Chapter 2 - Abandon Ship!
Here is a collection of short stories of my teenage adventures in the Sea Scouts. The stories include: a harrowing attempt to survive a severe storm at sea; an unusual way of winning first place in a Boy Scout District Camporee; an encounter with the US Army; and what it was like to attend a colorful Boy Scout World Jamboree. While being adventurous and fun loving, we took our seamanship seriously and met challenges in a responsible manner. These stories are filled with wit and humor. Every time I read these adventures I laugh out loud. Maybe you will too.
Chapter 3 - Private 1543868
I enlisted in the U.S. Marine Corps in my junior year of high school. While I found my platoon’s experiences during Marine Corps boot camp to be brutal at times, I learned a half century later they were the dark side of Marine Corps life. Although recruits experienced the blunt force of the dark side, they and the public were not aware how entrenched it was from the 1950s thru the mid 1970s. This came to light only after I read the book “see Parris and Die – Brutality in the U.S. Marines”, while researching material for this chapter. This is the story of my encounter with the dark side and my attempts to survive it.
Chapter 4 - To the Moon without Me
After I graduated from college in 1963 I was hired by the Chrysler Corporation Space Division. The company constructed the first stage of NASA’s Saturn IB Space Launch Vehicle at NASA’s Michoud Rocket Plant in New Orleans, Louisiana. Eventually, I became a Reliability Engineer working in an organization that was the first to develop the mathematics and techniques of Artificial Intelligence. This technology was applied to deciphering the weak points in the Saturn IB rocket's design.
The Saturn IB was critical to achieving the goal of landing a man on the moon and returning him to earth because it was NASA’s workhorse in testing components of the giant Saturn V and its payload to the moon. It launched and tested the Saturn V’s third stage the Saturn IV-B, the Apollo spacecraft, the Saturn’s brain, and the lunar lander. The testing culminated with the Saturn IB’s launch of Apollo 7, the first manned Apollo spacecraft. With the very next mission, Apollo 8, the Saturn V headed to the moon.
In this chapter I write; of what I did after discovering that imaginary numbers were missing, of an incident that may have led to my arrest, of my attempt to discover what went wrong during a critical test of the Saturn IB’s superstructure, of the little known facts surrounding the fire atop Saturn IB 204 which killed three astronauts, and, of the unseen test flights of the Saturn IB. This is the story of my exciting and demanding career in the race between the United States and the Russians to be the first to land a man on the moon.
|Publisher:||John P. Hornung|
|File size:||9 MB|
About the Author
John was born in New Orleans, Louisiana.

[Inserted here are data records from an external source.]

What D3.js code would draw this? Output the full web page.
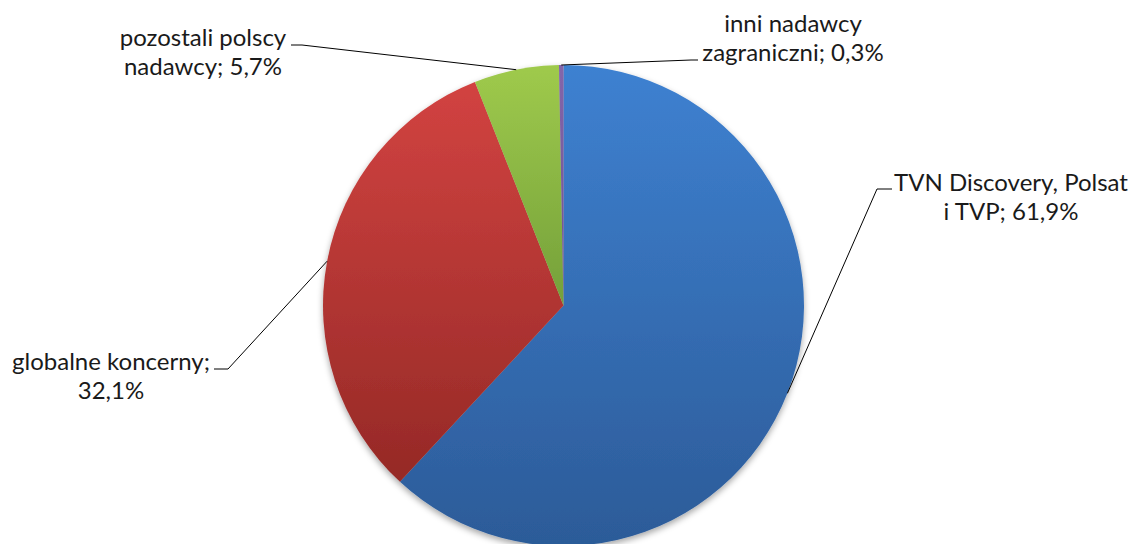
<!DOCTYPE html>
<html>
<head>
<meta charset="utf-8">
<script src="https://cdn.jsdelivr.net/npm/d3@7"></script>
<style>
  html, body { margin: 0; padding: 0; background: #fff; }
  svg { display: block; }
  text { font-family: Lato, "Open Sans", sans-serif; font-size: 24px; fill: #1a1a1a; }
</style>
</head>
<body>
<svg id="chart" width="1134" height="544"></svg>
<script>
const categories = ["TVN Discovery, Polsat i TVP", "globalne koncerny", "pozostali polscy nadawcy", "inni nadawcy zagraniczni"];
const values = [61.9, 32.1, 5.7, 0.3];
const labelLines = [
  ["TVN Discovery, Polsat", "i TVP; 61,9%"],
  ["globalne koncerny;", "32,1%"],
  ["pozostali polscy", "nadawcy; 5,7%"],
  ["inni nadawcy", "zagraniczni; 0,3%"]
];
const colorsTop = ["#3e81d1", "#d24341", "#9fca4c", "#8466aa"];
const colorsBottom = ["#2c5b98", "#952926", "#74a03a", "#6c4f92"];

const W = 1134, H = 544;
const cx = 563.5, cy = 305.5, R = 240.5;
const svg = d3.select("#chart");
const defs = svg.append("defs");

colorsTop.forEach((c, i) => {
  const g = defs.append("linearGradient").attr("id", "grad" + i)
    .attr("x1", 0).attr("y1", 0).attr("x2", 0).attr("y2", 1);
  g.append("stop").attr("offset", "0%").attr("stop-color", c);
  g.append("stop").attr("offset", "100%").attr("stop-color", colorsBottom[i]);
});

const filt = defs.append("filter").attr("id", "shadow")
  .attr("x", "-10%").attr("y", "-10%").attr("width", "120%").attr("height", "120%");
filt.append("feDropShadow").attr("dx", 0).attr("dy", 3).attr("stdDeviation", 3)
  .attr("flood-color", "#000").attr("flood-opacity", 0.35);

const pie = d3.pie().sort(null).value(d => d);
const arcs = pie(values);
const arc = d3.arc().innerRadius(0).outerRadius(R);

const g = svg.append("g").attr("transform", `translate(${cx},${cy})`);
g.append("g").attr("filter", "url(#shadow)")
  .selectAll("path").data(arcs).join("path")
  .attr("d", arc)
  .attr("fill", (d, i) => `url(#grad${i})`);

// label anchors (text centre x, first-line baseline y) and leader elbow points
const labelPos = [
  { x: 1011, y: 191, elbow: [877, 189], end: [892, 189] },
  { x: 111, y: 370, elbow: [228, 369], end: [214, 369] },
  { x: 203, y: 46, elbow: [302, 45], end: [291, 45] },
  { x: 793, y: 32, elbow: [691, 60], end: [698, 60] }
];

const outer = d3.arc().innerRadius(R).outerRadius(R);
arcs.forEach((a, i) => {
  const p = outer.centroid(a);
  const pt = [cx + p[0], cy + p[1]];
  const L = labelPos[i];
  svg.append("polyline")
    .attr("points", [pt, L.elbow, L.end].map(q => q.join(",")).join(" "))
    .attr("fill", "none").attr("stroke", "#000").attr("stroke-width", 1);
  const t = svg.append("text").attr("text-anchor", "middle");
  labelLines[i].forEach((ln, j) => {
    t.append("tspan").attr("x", L.x).attr("y", L.y + j * 29).text(ln);
  });
});
</script>
</body>
</html>
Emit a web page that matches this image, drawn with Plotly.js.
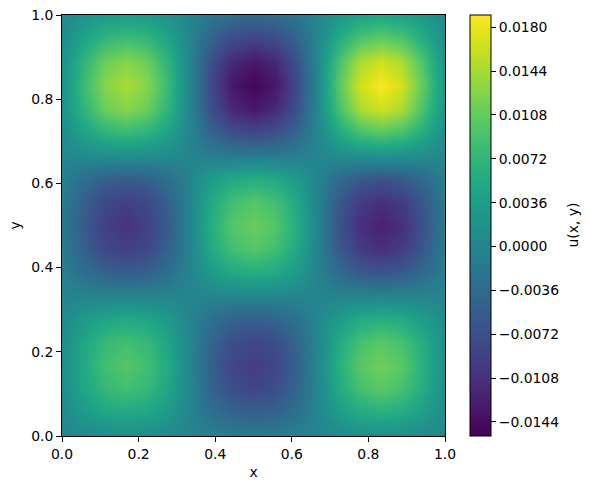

He received his BS in Physics from the University of Louisiana, Lafayette in 1963, and was a member of the Sigma Pi Sigma Honorary Physics Fraternity. John obtained a Masters of Public Administration from The American University in Washington, DC. On graduation from college, John was employed by a private firm at NASA’s Michoud Rocket Plant in New Orleans. The company constructed the first stage of the Apollo Saturn IB Space Launch Vehicle. As a Reliability Engineer, John worked with an organization that was the first to develop the mathematics and techniques of Artificial Intelligence. This technology was applied to deciphering the weak points in the Apollo Saturn IB rocket's design. In 1966, John was employed by a research firm which conducted military war games and advanced research for the U.S. Army Combat Development Command. He spent a short period in VietNam as a consultant to U.S. Army Headquarters at Long Bin. In 1971, John was hired by Headquarters, United States Post Office Department, Washington, DC. There, he led research and development programs and rose to Deputy Director, Office of Statistical Programs and Standards. In 1978, he took a position with Headquarters, U.S. Customs Service, Department of The Treasury. In 1993, while Director of the Agency’s Computer and Telecommunications Security Program, John received the Department of the Treasury's National Telecommunications and Information Systems Security Award, in recognition of his Program’s outstanding contributions. John lives in Williamsburg, Virginia and is a member of the Virginia Writers Club.